● **WHAT THE EXERCISE ASKS**
In this exercise, print only the lines of the records below from the one with "Recreate this image" through the one with "3.0, 2.55, 3.35];", inclusive. Pictures are not part of the copy.

● **RECORDS SUPPLIED**

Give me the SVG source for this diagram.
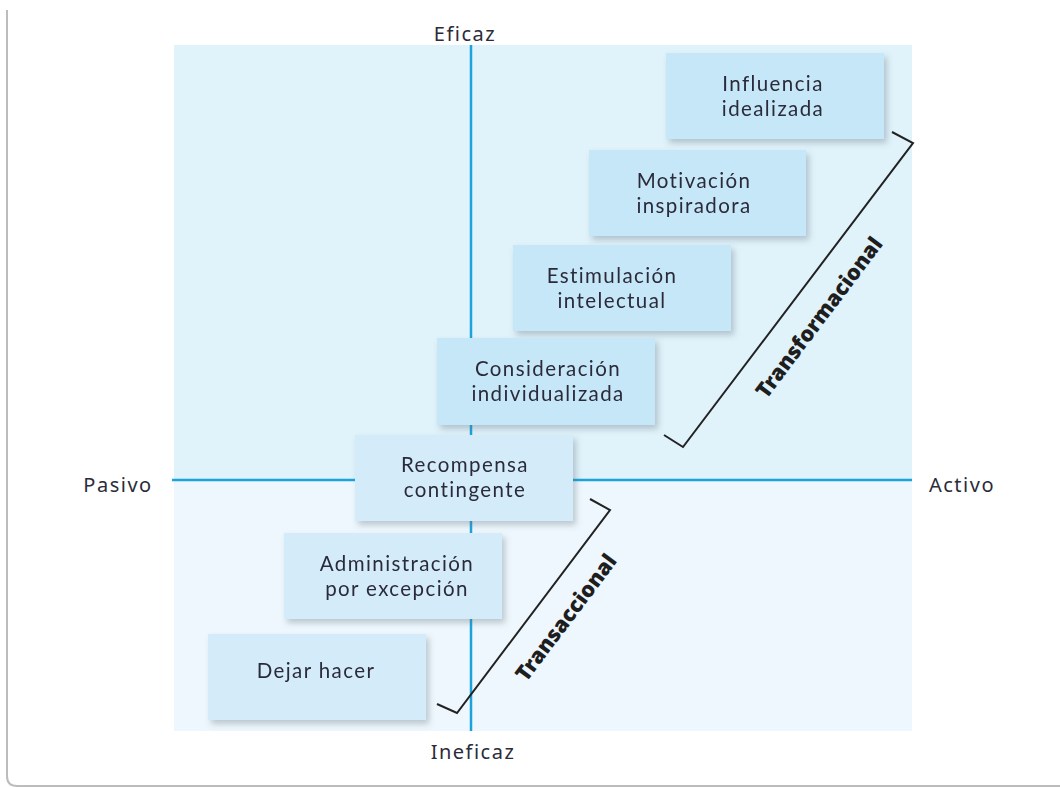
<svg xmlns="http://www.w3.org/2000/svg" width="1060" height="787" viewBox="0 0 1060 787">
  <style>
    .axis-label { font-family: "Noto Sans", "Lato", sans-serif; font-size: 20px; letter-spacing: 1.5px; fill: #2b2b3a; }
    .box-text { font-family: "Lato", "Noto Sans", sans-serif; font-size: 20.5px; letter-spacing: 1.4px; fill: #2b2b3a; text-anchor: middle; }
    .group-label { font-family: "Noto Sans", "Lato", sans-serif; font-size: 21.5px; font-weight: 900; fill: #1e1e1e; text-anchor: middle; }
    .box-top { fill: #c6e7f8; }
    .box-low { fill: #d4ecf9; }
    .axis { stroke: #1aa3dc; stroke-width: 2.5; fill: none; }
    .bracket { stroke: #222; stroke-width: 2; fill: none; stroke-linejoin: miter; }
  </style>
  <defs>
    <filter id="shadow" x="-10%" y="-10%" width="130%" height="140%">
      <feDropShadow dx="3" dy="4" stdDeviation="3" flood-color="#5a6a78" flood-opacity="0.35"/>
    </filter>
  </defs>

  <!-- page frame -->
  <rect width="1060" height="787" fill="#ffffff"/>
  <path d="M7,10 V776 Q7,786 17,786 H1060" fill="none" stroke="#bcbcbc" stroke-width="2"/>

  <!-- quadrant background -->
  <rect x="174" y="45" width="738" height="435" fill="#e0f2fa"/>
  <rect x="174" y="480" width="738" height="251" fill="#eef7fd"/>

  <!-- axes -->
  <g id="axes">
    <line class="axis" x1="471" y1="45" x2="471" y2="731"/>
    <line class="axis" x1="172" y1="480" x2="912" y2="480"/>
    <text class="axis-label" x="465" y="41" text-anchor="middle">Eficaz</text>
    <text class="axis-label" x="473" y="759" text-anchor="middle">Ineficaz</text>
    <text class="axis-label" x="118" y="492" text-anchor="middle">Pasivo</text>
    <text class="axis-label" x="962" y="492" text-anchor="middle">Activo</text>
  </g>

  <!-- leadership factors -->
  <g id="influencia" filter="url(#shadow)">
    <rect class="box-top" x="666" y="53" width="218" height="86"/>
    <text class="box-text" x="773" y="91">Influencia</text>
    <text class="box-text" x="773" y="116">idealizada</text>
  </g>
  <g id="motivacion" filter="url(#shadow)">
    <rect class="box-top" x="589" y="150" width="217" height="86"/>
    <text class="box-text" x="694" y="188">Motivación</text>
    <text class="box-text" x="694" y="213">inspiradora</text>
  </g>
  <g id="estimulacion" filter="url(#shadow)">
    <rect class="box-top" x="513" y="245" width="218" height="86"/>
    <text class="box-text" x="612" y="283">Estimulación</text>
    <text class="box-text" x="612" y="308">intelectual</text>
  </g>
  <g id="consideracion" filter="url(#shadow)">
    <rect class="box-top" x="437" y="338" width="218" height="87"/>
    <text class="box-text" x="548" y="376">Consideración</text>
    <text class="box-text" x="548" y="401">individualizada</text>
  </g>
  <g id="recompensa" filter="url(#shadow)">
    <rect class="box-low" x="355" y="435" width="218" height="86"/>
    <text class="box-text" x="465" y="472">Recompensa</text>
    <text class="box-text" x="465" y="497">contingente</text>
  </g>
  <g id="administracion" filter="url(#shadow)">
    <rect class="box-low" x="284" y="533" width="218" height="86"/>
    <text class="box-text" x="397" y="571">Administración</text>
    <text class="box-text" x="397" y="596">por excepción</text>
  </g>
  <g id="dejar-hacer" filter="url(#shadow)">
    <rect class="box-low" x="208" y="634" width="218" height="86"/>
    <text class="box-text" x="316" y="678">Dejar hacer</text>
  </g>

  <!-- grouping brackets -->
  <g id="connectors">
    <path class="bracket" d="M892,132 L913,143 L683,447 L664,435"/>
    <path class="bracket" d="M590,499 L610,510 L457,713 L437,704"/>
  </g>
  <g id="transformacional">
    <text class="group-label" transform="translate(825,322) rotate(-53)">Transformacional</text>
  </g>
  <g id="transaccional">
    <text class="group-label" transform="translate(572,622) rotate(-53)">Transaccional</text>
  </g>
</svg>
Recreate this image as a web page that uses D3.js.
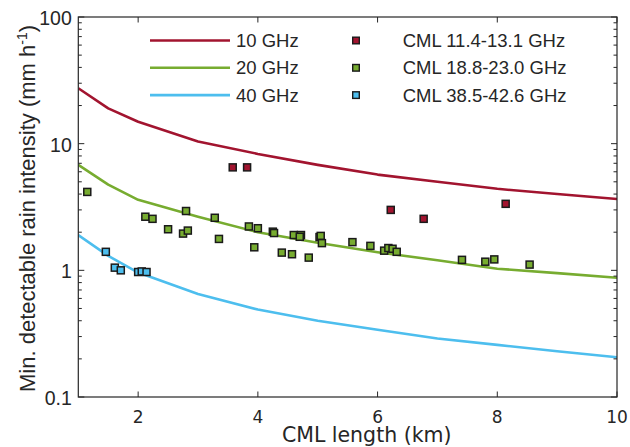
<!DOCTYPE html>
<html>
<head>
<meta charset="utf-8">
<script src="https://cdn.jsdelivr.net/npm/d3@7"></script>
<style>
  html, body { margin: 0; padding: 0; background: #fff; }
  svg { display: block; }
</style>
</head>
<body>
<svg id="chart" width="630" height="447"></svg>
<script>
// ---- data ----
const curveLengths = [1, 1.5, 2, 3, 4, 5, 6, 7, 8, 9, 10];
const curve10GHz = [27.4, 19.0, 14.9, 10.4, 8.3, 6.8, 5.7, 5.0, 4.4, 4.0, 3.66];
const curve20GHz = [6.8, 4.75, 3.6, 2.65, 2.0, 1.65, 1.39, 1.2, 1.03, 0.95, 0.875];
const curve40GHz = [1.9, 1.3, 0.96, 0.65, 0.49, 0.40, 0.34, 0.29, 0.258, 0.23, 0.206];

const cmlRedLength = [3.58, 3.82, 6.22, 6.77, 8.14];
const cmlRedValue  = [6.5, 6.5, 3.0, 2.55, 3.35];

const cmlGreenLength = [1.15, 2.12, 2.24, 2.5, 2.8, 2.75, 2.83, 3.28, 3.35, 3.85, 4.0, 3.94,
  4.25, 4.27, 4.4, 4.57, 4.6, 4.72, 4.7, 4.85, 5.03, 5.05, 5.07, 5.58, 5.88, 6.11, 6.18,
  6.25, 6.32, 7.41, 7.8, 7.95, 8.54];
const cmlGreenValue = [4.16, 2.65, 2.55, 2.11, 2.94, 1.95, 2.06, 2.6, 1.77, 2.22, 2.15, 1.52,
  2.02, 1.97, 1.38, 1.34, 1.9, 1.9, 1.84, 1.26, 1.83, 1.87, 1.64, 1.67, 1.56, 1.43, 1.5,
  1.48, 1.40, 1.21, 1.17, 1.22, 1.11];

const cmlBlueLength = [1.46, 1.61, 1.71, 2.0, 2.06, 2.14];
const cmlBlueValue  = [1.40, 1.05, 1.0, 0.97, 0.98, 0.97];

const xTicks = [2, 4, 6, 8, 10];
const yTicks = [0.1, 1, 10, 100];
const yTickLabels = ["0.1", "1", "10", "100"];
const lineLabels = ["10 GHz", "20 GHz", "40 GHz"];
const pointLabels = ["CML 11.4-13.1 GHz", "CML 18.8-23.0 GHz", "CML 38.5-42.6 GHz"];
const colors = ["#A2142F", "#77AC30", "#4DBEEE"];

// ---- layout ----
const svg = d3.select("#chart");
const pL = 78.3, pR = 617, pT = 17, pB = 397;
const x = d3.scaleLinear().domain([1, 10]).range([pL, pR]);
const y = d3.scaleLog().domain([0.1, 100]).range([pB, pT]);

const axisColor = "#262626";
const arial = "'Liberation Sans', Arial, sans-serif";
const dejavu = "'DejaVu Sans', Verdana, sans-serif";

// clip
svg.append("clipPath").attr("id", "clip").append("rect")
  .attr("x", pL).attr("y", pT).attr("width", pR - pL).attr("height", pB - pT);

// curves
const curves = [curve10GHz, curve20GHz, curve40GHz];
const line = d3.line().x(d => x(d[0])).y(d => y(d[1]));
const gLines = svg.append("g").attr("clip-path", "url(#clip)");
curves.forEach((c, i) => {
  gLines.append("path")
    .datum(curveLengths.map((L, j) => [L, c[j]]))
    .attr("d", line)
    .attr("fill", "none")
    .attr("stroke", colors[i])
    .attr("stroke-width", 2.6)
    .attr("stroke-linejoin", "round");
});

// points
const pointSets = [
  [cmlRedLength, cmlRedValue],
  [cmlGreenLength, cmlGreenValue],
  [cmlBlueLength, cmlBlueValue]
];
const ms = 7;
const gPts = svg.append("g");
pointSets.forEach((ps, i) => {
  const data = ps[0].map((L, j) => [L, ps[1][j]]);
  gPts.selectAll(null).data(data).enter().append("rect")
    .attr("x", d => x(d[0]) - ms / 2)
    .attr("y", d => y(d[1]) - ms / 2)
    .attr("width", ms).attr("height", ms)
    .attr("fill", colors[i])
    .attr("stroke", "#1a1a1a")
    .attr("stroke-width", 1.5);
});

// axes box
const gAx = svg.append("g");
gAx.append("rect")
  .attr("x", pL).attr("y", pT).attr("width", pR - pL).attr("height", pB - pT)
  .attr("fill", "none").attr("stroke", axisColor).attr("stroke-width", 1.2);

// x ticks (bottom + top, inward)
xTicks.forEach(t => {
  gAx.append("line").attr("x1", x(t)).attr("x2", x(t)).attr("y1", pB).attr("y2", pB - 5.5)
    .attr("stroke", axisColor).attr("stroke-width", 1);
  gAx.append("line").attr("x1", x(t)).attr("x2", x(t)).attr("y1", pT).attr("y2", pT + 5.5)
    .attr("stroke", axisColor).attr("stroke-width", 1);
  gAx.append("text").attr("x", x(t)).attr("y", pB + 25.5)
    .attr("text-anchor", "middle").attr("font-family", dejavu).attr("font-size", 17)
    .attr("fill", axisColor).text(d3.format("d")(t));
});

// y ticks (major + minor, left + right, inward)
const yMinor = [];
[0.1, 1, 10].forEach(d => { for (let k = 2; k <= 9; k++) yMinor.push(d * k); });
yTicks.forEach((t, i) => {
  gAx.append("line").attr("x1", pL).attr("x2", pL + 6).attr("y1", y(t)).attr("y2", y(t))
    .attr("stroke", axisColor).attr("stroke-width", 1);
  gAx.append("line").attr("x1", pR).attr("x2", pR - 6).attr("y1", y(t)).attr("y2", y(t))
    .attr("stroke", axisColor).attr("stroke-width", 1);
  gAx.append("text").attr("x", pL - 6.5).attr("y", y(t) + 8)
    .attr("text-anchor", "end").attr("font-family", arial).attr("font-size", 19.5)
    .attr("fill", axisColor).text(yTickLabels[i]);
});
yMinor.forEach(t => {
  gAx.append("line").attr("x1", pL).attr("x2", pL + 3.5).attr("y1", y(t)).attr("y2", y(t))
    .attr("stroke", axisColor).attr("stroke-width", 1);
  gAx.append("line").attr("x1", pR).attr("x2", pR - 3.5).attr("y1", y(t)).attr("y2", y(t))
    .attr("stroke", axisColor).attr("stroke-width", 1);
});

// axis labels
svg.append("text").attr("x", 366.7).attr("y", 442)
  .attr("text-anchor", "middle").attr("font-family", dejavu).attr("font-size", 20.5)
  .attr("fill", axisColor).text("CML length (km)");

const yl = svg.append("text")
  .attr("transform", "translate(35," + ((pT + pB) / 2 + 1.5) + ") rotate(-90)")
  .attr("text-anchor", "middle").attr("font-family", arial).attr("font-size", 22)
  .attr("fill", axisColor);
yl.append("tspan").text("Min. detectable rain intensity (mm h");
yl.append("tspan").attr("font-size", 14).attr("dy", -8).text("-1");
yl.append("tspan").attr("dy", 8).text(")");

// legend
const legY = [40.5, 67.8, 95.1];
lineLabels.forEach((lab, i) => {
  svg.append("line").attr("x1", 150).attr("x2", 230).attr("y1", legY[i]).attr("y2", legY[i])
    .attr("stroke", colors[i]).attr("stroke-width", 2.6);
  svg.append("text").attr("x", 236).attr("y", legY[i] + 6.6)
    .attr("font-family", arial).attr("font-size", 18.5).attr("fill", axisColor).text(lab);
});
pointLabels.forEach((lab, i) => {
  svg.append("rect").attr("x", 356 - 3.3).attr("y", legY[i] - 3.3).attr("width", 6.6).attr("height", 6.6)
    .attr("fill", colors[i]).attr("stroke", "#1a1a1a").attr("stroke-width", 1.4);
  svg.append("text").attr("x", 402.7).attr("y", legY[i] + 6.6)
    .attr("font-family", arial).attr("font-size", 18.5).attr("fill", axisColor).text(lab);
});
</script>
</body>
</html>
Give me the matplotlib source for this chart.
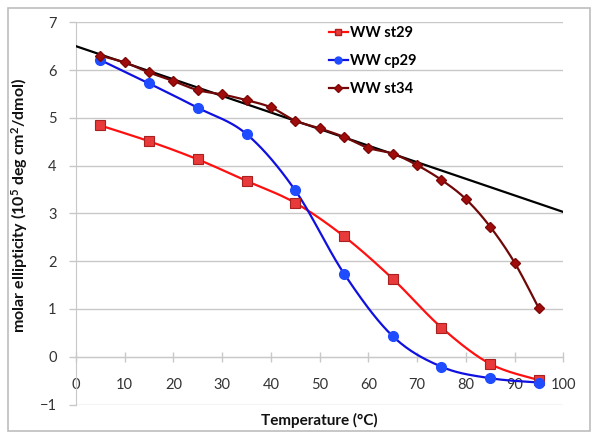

● **PROBLEM SOLUTION**
Recreate this image as a web page that uses D3.js.
<!DOCTYPE html>
<html>
<head>
<meta charset="utf-8">
<script src="https://cdn.jsdelivr.net/npm/d3@7"></script>
<style>
  html, body { margin: 0; padding: 0; background: #fff; }
  svg { display: block; }
</style>
</head>
<body>
<svg id="chart" width="630" height="447"></svg>
<script>
// ---- data ----
const curveLengths = [1, 1.5, 2, 3, 4, 5, 6, 7, 8, 9, 10];
const curve10GHz = [27.4, 19.0, 14.9, 10.4, 8.3, 6.8, 5.7, 5.0, 4.4, 4.0, 3.66];
const curve20GHz = [6.8, 4.75, 3.6, 2.65, 2.0, 1.65, 1.39, 1.2, 1.03, 0.95, 0.875];
const curve40GHz = [1.9, 1.3, 0.96, 0.65, 0.49, 0.40, 0.34, 0.29, 0.258, 0.23, 0.206];

const cmlRedLength = [3.58, 3.82, 6.22, 6.77, 8.14];
const cmlRedValue  = [6.5, 6.5, 3.0, 2.55, 3.35];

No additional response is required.